Trompe-l’œil symphonique

Car quoiqu’en dise les critiques du « Figarock » dans le film, Au Poste ! tient bien son pari tout au long de ce format resserré, qui sied parfaitement au déploiement d’un humour immédiat de la langue. La grande force du film tient ainsi dans sa manière de parvenir, tant bien que mal, et avec peu d'artifices ou de cordes à son arc (une enquête, deux personnages principaux, une nuit) à nous surprendre en permanence. On se dit que pour son prochain film (Le Daim avec Jean Dujardin, l’histoire d’un type en quête du blouson 100% daim de ses rêves), Quentin Dupieux a peut-être trouvé là la bonne formule au sein de laquelle mettre en place ses sketches entre deux albums de Mr. Oizo et autres festivals musicaux.

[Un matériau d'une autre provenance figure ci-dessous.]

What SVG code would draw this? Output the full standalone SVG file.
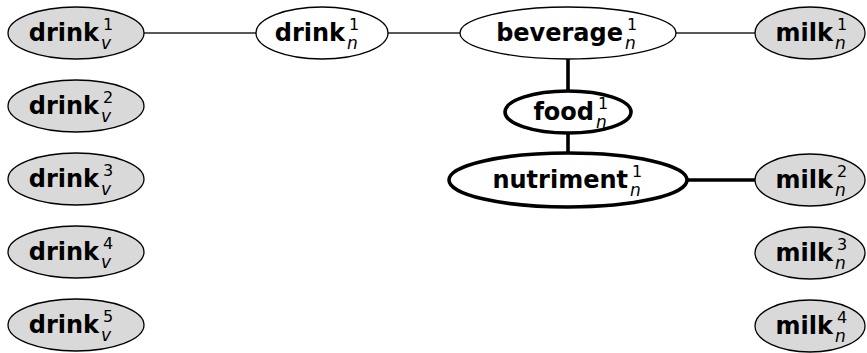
<svg xmlns="http://www.w3.org/2000/svg" width="867" height="353" viewBox="0 0 867 353">
<style>
.bg{fill:#ffffff}
.g{fill:#d9d9d9;stroke:#000;stroke-width:1.3}
.w{fill:#ffffff;stroke:#000;stroke-width:1.3}
.b{fill:#ffffff;stroke:#000;stroke-width:3.6}
.thin{stroke:#222;stroke-width:1.4;fill:none}
.thick{stroke:#000;stroke-width:3.6;fill:none}
.m{font-family:"DejaVu Sans",sans-serif;font-weight:bold;font-size:24px;fill:#000;text-anchor:end}
.s{font-family:"DejaVu Sans",sans-serif;font-size:16px;fill:#000}
.i{font-family:"DejaVu Sans",sans-serif;font-style:italic;font-size:17px;fill:#000}
</style>
<rect class="bg" x="0" y="0" width="867" height="353"/>
<g id="connectors">
<line class="thin" x1="144" y1="33" x2="256" y2="33"/>
<line class="thin" x1="388" y1="33" x2="460" y2="33"/>
<line class="thin" x1="676" y1="33" x2="755" y2="33"/>
<line class="thick" x1="568" y1="59" x2="568" y2="91"/>
<line class="thick" x1="568" y1="133" x2="568" y2="153"/>
<line class="thick" x1="687" y1="180" x2="755" y2="180"/>
</g>
<g id="drink_v1"><ellipse class="g" cx="76" cy="33" rx="68" ry="26"/><text class="m" x="99" y="41">drink</text><text class="s" x="103" y="30">1</text><text class="i" x="101" y="49">v</text></g>
<g id="drink_v2"><ellipse class="g" cx="76" cy="106" rx="68" ry="26"/><text class="m" x="99" y="114">drink</text><text class="s" x="103" y="103">2</text><text class="i" x="101" y="122">v</text></g>
<g id="drink_v3"><ellipse class="g" cx="76" cy="179" rx="68" ry="26"/><text class="m" x="99" y="187">drink</text><text class="s" x="103" y="176">3</text><text class="i" x="101" y="195">v</text></g>
<g id="drink_v4"><ellipse class="g" cx="76" cy="252" rx="68" ry="26"/><text class="m" x="99" y="260">drink</text><text class="s" x="103" y="249">4</text><text class="i" x="101" y="268">v</text></g>
<g id="drink_v5"><ellipse class="g" cx="76" cy="325" rx="68" ry="26"/><text class="m" x="99" y="333">drink</text><text class="s" x="103" y="322">5</text><text class="i" x="101" y="341">v</text></g>
<g id="drink_n1"><ellipse class="w" cx="322" cy="33" rx="66" ry="26"/><text class="m" x="345" y="41">drink</text><text class="s" x="349" y="30">1</text><text class="i" x="347" y="49">n</text></g>
<g id="beverage_n1"><ellipse class="w" cx="568" cy="33" rx="108" ry="26"/><text class="m" x="623" y="41">beverage</text><text class="s" x="627" y="30">1</text><text class="i" x="625" y="49">n</text></g>
<g id="food_n1"><ellipse class="b" cx="568" cy="112" rx="63" ry="21"/><text class="m" x="594" y="120">food</text><text class="s" x="598" y="109">1</text><text class="i" x="596" y="128">n</text></g>
<g id="nutriment_n1"><ellipse class="b" cx="568" cy="180" rx="119" ry="27"/><text class="m" x="628" y="188">nutriment</text><text class="s" x="632" y="177">1</text><text class="i" x="630" y="196">n</text></g>
<g id="milk_n1"><ellipse class="g" cx="810" cy="33" rx="55" ry="26"/><text class="m" x="833" y="41">milk</text><text class="s" x="837" y="30">1</text><text class="i" x="835" y="49">n</text></g>
<g id="milk_n2"><ellipse class="g" cx="810" cy="180" rx="55" ry="26"/><text class="m" x="833" y="188">milk</text><text class="s" x="837" y="177">2</text><text class="i" x="835" y="196">n</text></g>
<g id="milk_n3"><ellipse class="g" cx="810" cy="253" rx="55" ry="26"/><text class="m" x="833" y="261">milk</text><text class="s" x="837" y="250">3</text><text class="i" x="835" y="269">n</text></g>
<g id="milk_n4"><ellipse class="g" cx="810" cy="326" rx="55" ry="26"/><text class="m" x="833" y="334">milk</text><text class="s" x="837" y="323">4</text><text class="i" x="835" y="342">n</text></g>
</svg>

De musique d’ailleurs, il n’en sera pas directement question dans le film. L’ouverture du film sur du Mozart est à la fois une feinte et une annonce pour la suite. Si la poursuite d’un chef d’orchestre en slip sur le point d’être arrêté nous amène tout droit au commissariat où aura lieu la petite pièce de Dupieux, elle indique, implicitement, une approche du dialogue comme faisant partie intégrante d’un concert musical où les comédiens, représentant chacun des tonalités d’humour différents, s’accordent au profit d’une véritable symphonie de l’absurde.

 

Au Poste ! de Quentin Dupieux, en salle le 4 juillet 2018. Ci-dessus la bande-annonce.

Conclusion

Note de la rédaction

Pas besoin d'attendre la scène post-générique, géniale et indispensable, pour voir que l'épure spatiale et temporelle effectuée dans « Au Poste ! » est l'occasion pour Quentin Dupieux de condenser, comme un chef d'orchestre, toutes ses brillantes notes d'humour en un court mais rutilant morceau.